GOAL OF THE EXERCISE: Would you transcribe the whole listing exactly, minus its pictures?

SUPPLIED MATERIAL:
□ □ □
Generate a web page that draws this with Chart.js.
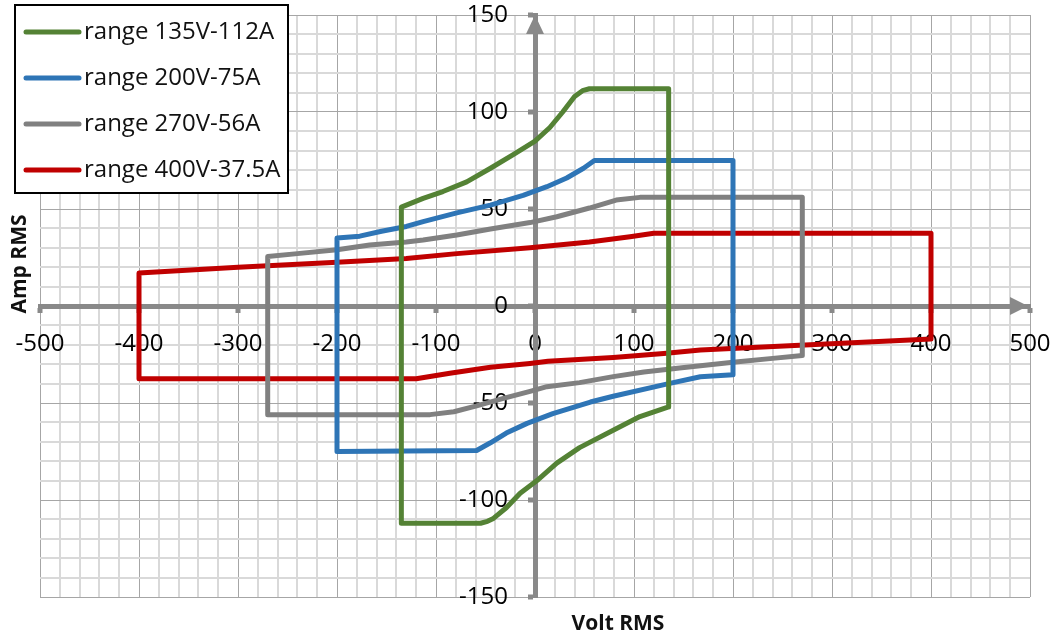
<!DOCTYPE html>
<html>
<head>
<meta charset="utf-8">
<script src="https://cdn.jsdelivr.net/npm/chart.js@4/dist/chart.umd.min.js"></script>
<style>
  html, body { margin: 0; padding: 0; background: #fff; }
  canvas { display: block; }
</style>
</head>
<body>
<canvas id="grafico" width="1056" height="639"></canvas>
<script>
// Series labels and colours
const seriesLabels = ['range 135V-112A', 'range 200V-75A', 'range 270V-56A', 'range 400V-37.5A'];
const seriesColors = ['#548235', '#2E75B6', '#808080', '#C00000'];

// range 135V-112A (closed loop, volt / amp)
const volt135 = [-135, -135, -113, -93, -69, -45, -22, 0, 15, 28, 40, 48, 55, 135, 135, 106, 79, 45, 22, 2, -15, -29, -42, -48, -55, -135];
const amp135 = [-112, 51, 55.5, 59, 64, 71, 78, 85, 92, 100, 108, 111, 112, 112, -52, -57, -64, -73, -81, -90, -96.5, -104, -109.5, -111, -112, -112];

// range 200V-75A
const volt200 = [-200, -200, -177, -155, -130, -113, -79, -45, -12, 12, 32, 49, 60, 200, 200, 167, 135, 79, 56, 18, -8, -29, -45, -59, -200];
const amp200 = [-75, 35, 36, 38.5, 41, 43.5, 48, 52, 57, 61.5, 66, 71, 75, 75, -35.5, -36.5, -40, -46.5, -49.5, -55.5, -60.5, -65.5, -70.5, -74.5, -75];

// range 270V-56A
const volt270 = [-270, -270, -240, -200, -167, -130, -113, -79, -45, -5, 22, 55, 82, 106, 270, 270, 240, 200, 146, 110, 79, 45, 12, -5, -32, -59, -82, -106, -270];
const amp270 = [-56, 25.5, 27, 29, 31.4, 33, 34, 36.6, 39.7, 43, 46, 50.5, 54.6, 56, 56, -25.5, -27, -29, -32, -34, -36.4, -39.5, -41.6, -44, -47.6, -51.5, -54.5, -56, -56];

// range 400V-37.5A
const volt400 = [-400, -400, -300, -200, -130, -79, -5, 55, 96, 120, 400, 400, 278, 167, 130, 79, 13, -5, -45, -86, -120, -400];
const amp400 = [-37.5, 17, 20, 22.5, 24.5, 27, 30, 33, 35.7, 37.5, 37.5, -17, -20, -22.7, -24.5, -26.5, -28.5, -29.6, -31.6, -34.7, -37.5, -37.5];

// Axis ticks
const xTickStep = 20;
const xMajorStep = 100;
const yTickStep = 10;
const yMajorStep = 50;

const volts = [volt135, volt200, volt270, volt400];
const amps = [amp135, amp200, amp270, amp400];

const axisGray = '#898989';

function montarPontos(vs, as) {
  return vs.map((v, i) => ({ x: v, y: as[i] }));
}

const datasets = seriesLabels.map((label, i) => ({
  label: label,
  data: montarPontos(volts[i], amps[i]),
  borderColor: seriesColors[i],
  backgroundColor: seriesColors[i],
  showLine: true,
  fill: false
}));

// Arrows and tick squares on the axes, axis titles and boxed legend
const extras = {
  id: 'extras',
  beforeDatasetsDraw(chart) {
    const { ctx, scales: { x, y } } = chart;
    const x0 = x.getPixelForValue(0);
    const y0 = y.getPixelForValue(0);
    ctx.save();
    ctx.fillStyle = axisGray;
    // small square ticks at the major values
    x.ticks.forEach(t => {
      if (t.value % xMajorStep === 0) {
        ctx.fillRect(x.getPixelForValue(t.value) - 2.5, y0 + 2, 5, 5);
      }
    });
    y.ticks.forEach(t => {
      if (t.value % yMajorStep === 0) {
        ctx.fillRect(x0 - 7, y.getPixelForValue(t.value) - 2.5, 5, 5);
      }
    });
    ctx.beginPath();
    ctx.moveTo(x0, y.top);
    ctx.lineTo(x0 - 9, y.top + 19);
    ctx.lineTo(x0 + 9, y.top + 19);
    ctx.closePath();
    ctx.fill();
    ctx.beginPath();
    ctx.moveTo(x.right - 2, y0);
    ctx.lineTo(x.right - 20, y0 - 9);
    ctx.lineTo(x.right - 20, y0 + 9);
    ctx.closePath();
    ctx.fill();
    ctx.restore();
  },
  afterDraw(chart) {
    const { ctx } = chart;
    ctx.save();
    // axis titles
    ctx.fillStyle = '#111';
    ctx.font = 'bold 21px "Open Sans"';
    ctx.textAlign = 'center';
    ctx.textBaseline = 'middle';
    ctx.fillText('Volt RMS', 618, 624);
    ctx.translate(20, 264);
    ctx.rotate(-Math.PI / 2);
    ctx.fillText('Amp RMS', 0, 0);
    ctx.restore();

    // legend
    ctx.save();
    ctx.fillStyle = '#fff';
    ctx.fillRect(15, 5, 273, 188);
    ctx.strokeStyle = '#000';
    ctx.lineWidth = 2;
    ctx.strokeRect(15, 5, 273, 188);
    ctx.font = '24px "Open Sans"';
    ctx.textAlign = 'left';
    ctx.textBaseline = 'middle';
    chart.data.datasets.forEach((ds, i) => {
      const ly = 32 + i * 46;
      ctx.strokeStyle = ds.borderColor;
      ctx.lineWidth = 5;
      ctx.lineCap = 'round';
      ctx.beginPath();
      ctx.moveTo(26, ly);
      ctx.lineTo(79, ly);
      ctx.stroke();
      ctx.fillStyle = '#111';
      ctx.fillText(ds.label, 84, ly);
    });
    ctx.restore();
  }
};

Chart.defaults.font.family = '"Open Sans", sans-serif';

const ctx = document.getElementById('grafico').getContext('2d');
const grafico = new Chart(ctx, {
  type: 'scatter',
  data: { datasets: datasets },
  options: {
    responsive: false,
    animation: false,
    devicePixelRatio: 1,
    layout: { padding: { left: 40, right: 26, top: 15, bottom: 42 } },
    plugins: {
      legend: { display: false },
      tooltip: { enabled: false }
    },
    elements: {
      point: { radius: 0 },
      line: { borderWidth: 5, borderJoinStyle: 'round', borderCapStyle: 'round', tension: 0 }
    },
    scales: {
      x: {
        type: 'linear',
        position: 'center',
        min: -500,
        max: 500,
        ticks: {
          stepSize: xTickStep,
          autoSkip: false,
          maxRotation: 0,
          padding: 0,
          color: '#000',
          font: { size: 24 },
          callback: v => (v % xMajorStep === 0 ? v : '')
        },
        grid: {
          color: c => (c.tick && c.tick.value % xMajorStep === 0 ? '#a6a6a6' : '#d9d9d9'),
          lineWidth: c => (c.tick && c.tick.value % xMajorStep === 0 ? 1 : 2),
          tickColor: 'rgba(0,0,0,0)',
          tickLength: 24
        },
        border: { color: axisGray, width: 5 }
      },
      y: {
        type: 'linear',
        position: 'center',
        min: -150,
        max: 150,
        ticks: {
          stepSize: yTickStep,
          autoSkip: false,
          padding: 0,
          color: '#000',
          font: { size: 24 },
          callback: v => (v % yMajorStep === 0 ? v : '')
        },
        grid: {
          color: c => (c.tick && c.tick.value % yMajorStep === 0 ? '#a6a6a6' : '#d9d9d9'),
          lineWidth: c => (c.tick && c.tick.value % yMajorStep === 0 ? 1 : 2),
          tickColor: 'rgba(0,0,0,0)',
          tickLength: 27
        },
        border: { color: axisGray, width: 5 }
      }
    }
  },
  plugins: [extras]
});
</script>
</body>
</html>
□ □ □
FULL RESPONSE:
Generate a web page that draws this with Chart.js.
<!DOCTYPE html>
<html>
<head>
<meta charset="utf-8">
<script src="https://cdn.jsdelivr.net/npm/chart.js@4/dist/chart.umd.min.js"></script>
<style>
  html, body { margin: 0; padding: 0; background: #fff; }
  canvas { display: block; }
</style>
</head>
<body>
<canvas id="grafico" width="1056" height="639"></canvas>
<script>
// Series labels and colours
const seriesLabels = ['range 135V-112A', 'range 200V-75A', 'range 270V-56A', 'range 400V-37.5A'];
const seriesColors = ['#548235', '#2E75B6', '#808080', '#C00000'];

// range 135V-112A (closed loop, volt / amp)
const volt135 = [-135, -135, -113, -93, -69, -45, -22, 0, 15, 28, 40, 48, 55, 135, 135, 106, 79, 45, 22, 2, -15, -29, -42, -48, -55, -135];
const amp135 = [-112, 51, 55.5, 59, 64, 71, 78, 85, 92, 100, 108, 111, 112, 112, -52, -57, -64, -73, -81, -90, -96.5, -104, -109.5, -111, -112, -112];

// range 200V-75A
const volt200 = [-200, -200, -177, -155, -130, -113, -79, -45, -12, 12, 32, 49, 60, 200, 200, 167, 135, 79, 56, 18, -8, -29, -45, -59, -200];
const amp200 = [-75, 35, 36, 38.5, 41, 43.5, 48, 52, 57, 61.5, 66, 71, 75, 75, -35.5, -36.5, -40, -46.5, -49.5, -55.5, -60.5, -65.5, -70.5, -74.5, -75];

// range 270V-56A
const volt270 = [-270, -270, -240, -200, -167, -130, -113, -79, -45, -5, 22, 55, 82, 106, 270, 270, 240, 200, 146, 110, 79, 45, 12, -5, -32, -59, -82, -106, -270];
const amp270 = [-56, 25.5, 27, 29, 31.4, 33, 34, 36.6, 39.7, 43, 46, 50.5, 54.6, 56, 56, -25.5, -27, -29, -32, -34, -36.4, -39.5, -41.6, -44, -47.6, -51.5, -54.5, -56, -56];

// range 400V-37.5A
const volt400 = [-400, -400, -300, -200, -130, -79, -5, 55, 96, 120, 400, 400, 278, 167, 130, 79, 13, -5, -45, -86, -120, -400];
const amp400 = [-37.5, 17, 20, 22.5, 24.5, 27, 30, 33, 35.7, 37.5, 37.5, -17, -20, -22.7, -24.5, -26.5, -28.5, -29.6, -31.6, -34.7, -37.5, -37.5];

// Axis ticks
const xTickStep = 20;
const xMajorStep = 100;
const yTickStep = 10;
const yMajorStep = 50;

const volts = [volt135, volt200, volt270, volt400];
const amps = [amp135, amp200, amp270, amp400];

const axisGray = '#898989';

function montarPontos(vs, as) {
  return vs.map((v, i) => ({ x: v, y: as[i] }));
}

const datasets = seriesLabels.map((label, i) => ({
  label: label,
  data: montarPontos(volts[i], amps[i]),
  borderColor: seriesColors[i],
  backgroundColor: seriesColors[i],
  showLine: true,
  fill: false
}));

// Arrows and tick squares on the axes, axis titles and boxed legend
const extras = {
  id: 'extras',
  beforeDatasetsDraw(chart) {
    const { ctx, scales: { x, y } } = chart;
    const x0 = x.getPixelForValue(0);
    const y0 = y.getPixelForValue(0);
    ctx.save();
    ctx.fillStyle = axisGray;
    // small square ticks at the major values
    x.ticks.forEach(t => {
      if (t.value % xMajorStep === 0) {
        ctx.fillRect(x.getPixelForValue(t.value) - 2.5, y0 + 2, 5, 5);
      }
    });
    y.ticks.forEach(t => {
      if (t.value % yMajorStep === 0) {
        ctx.fillRect(x0 - 7, y.getPixelForValue(t.value) - 2.5, 5, 5);
      }
    });
    ctx.beginPath();
    ctx.moveTo(x0, y.top);
    ctx.lineTo(x0 - 9, y.top + 19);
    ctx.lineTo(x0 + 9, y.top + 19);
    ctx.closePath();
    ctx.fill();
    ctx.beginPath();
    ctx.moveTo(x.right - 2, y0);
    ctx.lineTo(x.right - 20, y0 - 9);
    ctx.lineTo(x.right - 20, y0 + 9);
    ctx.closePath();
    ctx.fill();
    ctx.restore();
  },
  afterDraw(chart) {
    const { ctx } = chart;
    ctx.save();
    // axis titles
    ctx.fillStyle = '#111';
    ctx.font = 'bold 21px "Open Sans"';
    ctx.textAlign = 'center';
    ctx.textBaseline = 'middle';
    ctx.fillText('Volt RMS', 618, 624);
    ctx.translate(20, 264);
    ctx.rotate(-Math.PI / 2);
    ctx.fillText('Amp RMS', 0, 0);
    ctx.restore();

    // legend
    ctx.save();
    ctx.fillStyle = '#fff';
    ctx.fillRect(15, 5, 273, 188);
    ctx.strokeStyle = '#000';
    ctx.lineWidth = 2;
    ctx.strokeRect(15, 5, 273, 188);
    ctx.font = '24px "Open Sans"';
    ctx.textAlign = 'left';
    ctx.textBaseline = 'middle';
    chart.data.datasets.forEach((ds, i) => {
      const ly = 32 + i * 46;
      ctx.strokeStyle = ds.borderColor;
      ctx.lineWidth = 5;
      ctx.lineCap = 'round';
      ctx.beginPath();
      ctx.moveTo(26, ly);
      ctx.lineTo(79, ly);
      ctx.stroke();
      ctx.fillStyle = '#111';
      ctx.fillText(ds.label, 84, ly);
    });
    ctx.restore();
  }
};

Chart.defaults.font.family = '"Open Sans", sans-serif';

const ctx = document.getElementById('grafico').getContext('2d');
const grafico = new Chart(ctx, {
  type: 'scatter',
  data: { datasets: datasets },
  options: {
    responsive: false,
    animation: false,
    devicePixelRatio: 1,
    layout: { padding: { left: 40, right: 26, top: 15, bottom: 42 } },
    plugins: {
      legend: { display: false },
      tooltip: { enabled: false }
    },
    elements: {
      point: { radius: 0 },
      line: { borderWidth: 5, borderJoinStyle: 'round', borderCapStyle: 'round', tension: 0 }
    },
    scales: {
      x: {
        type: 'linear',
        position: 'center',
        min: -500,
        max: 500,
        ticks: {
          stepSize: xTickStep,
          autoSkip: false,
          maxRotation: 0,
          padding: 0,
          color: '#000',
          font: { size: 24 },
          callback: v => (v % xMajorStep === 0 ? v : '')
        },
        grid: {
          color: c => (c.tick && c.tick.value % xMajorStep === 0 ? '#a6a6a6' : '#d9d9d9'),
          lineWidth: c => (c.tick && c.tick.value % xMajorStep === 0 ? 1 : 2),
          tickColor: 'rgba(0,0,0,0)',
          tickLength: 24
        },
        border: { color: axisGray, width: 5 }
      },
      y: {
        type: 'linear',
        position: 'center',
        min: -150,
        max: 150,
        ticks: {
          stepSize: yTickStep,
          autoSkip: false,
          padding: 0,
          color: '#000',
          font: { size: 24 },
          callback: v => (v % yMajorStep === 0 ? v : '')
        },
        grid: {
          color: c => (c.tick && c.tick.value % yMajorStep === 0 ? '#a6a6a6' : '#d9d9d9'),
          lineWidth: c => (c.tick && c.tick.value % yMajorStep === 0 ? 1 : 2),
          tickColor: 'rgba(0,0,0,0)',
          tickLength: 27
        },
        border: { color: axisGray, width: 5 }
      }
    }
  },
  plugins: [extras]
});
</script>
</body>
</html>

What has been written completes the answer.